Why is that? smile.png

Well i will not tell you nothing interesting, I just prefer c as language and c libs over c++ libs.

I never used c++ style lib from c - do you think that using it

from c would be hard? could you maybe explain a bit?

Many compilers allow you to mix C with C++. Since C is a mostly just a subset of C++, you can have all of your code in C if you like and still use Tiny2D which is in C++. You just have to tell the compiler that the files using Tiny2D shall be compiled with C++, not C, compiler - typically you just need to set their extension to .cpp instead of .c

Maciej Sawitus
my blog | my games

Many compilers allow you to mix C with C++. Since C is a mostly just a subset of C++, you can have all of your code in C if you like and still use Tiny2D which is in C++. You just have to tell the compiler that the files using Tiny2D shall be compiled with C++, not C, compiler - typically you just need to set their extension to .cpp instead of .c

that would break my rule of not using c++ ;\

Many compilers allow you to mix C with C++. Since C is a mostly just a subset of C++, you can have all of your code in C if you like and still use Tiny2D which is in C++. You just have to tell the compiler that the files using Tiny2D shall be compiled with C++, not C, compiler - typically you just need to set their extension to .cpp instead of .c


Not quite.

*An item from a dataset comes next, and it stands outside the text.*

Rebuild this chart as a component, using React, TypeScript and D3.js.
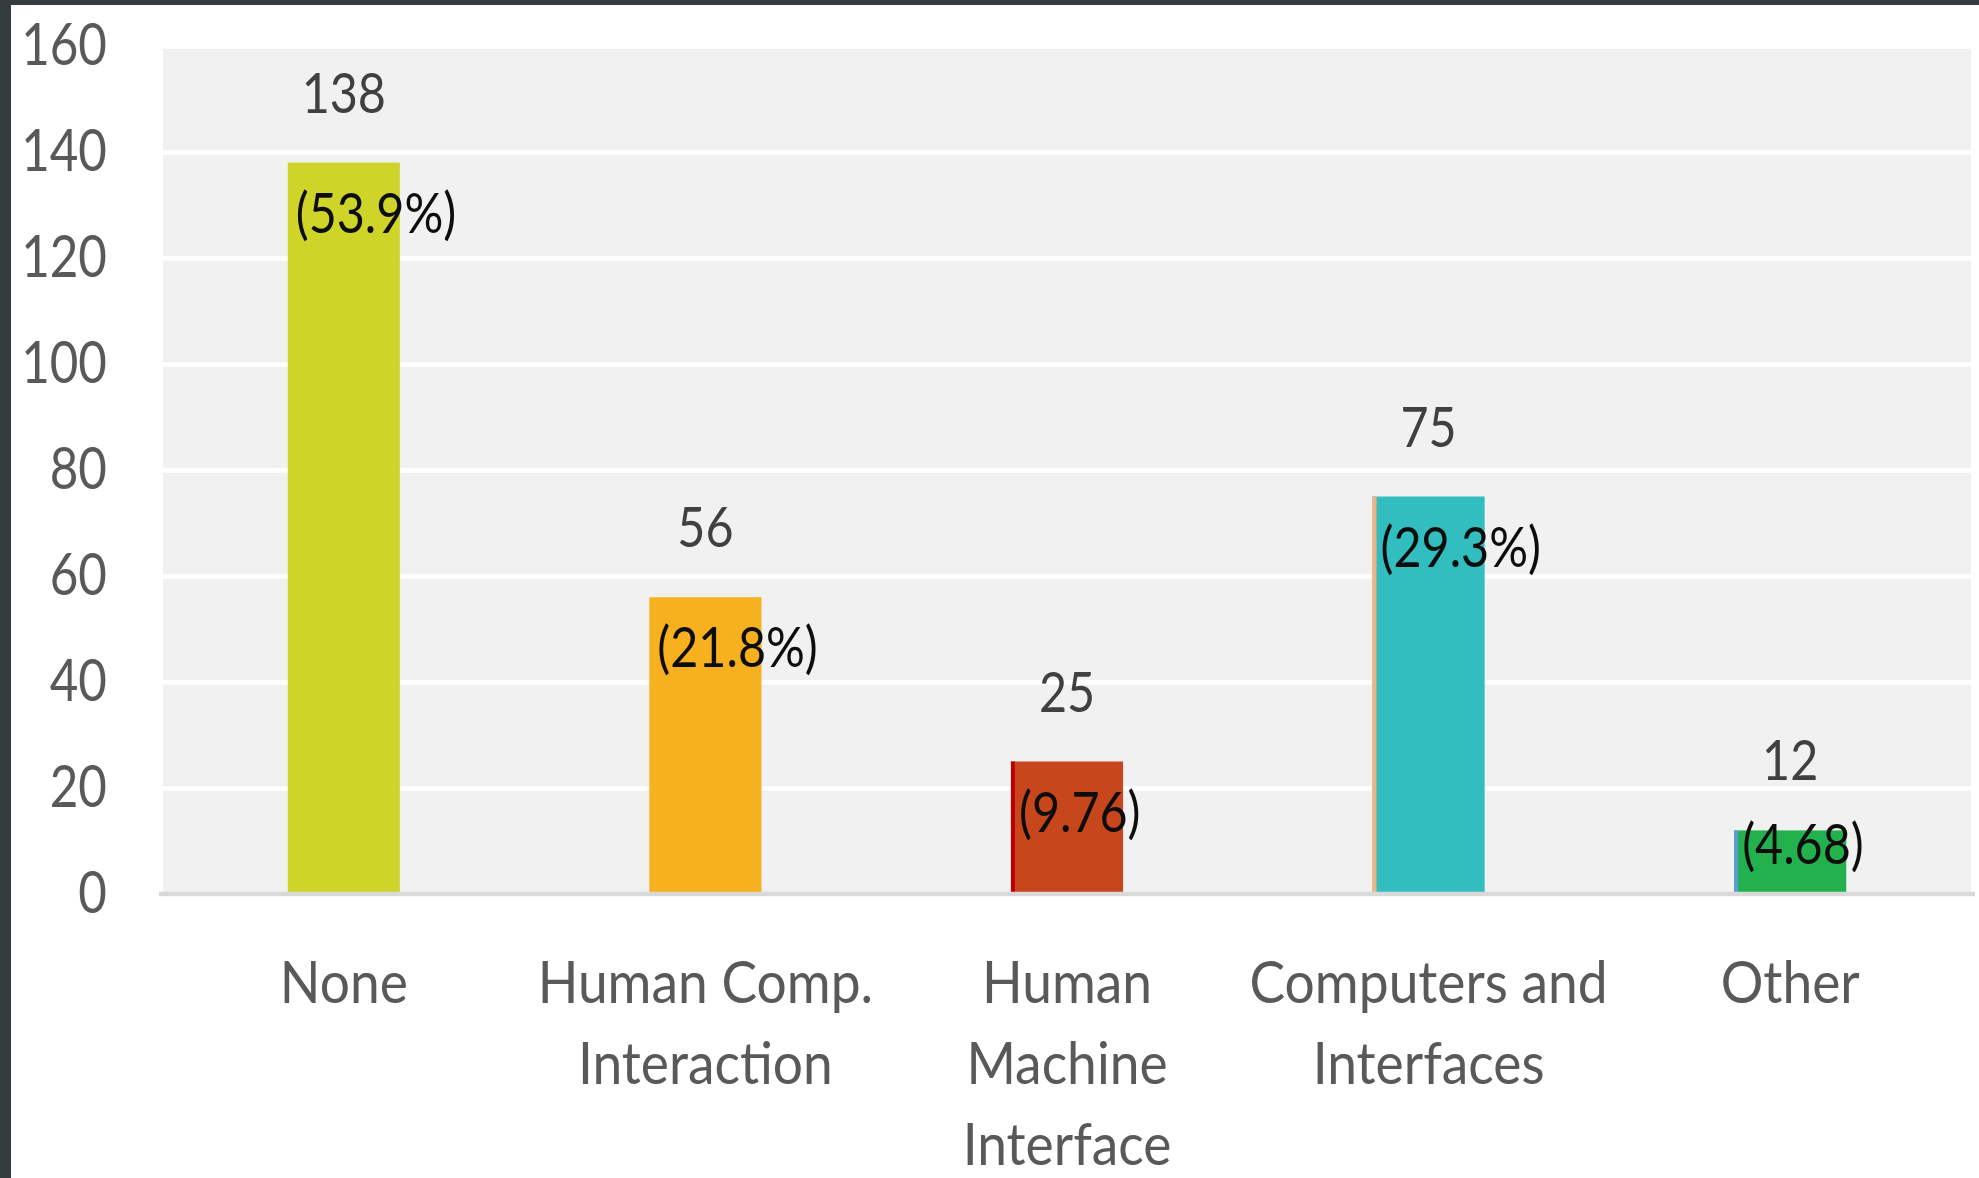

You can mix C with your C++ source and compile as C++ mostly as-is (excepting a few corner cases), but it doesn't work the other way unless you have a C interface in the C++ headers. Take a look at SFML for an example of what I mean. It's usable from C, but only through the CSFML API, which wraps the C++ API. A C interface is also useful for creating bindings to other languages. The C ABI and calling convention is about as universal as you can get, something that is not true of C++.

unless you have a C interface in the C++ headers.

That's what I was thinking. Basically write all of _your_ code in C but compile with C++ compiler. That way you can use external C++ code.

And yeah, good point about C interface being great for doing all kinds of language bindings. With some effort I'd probably manage to extract pure C interface out of my library for that purpose.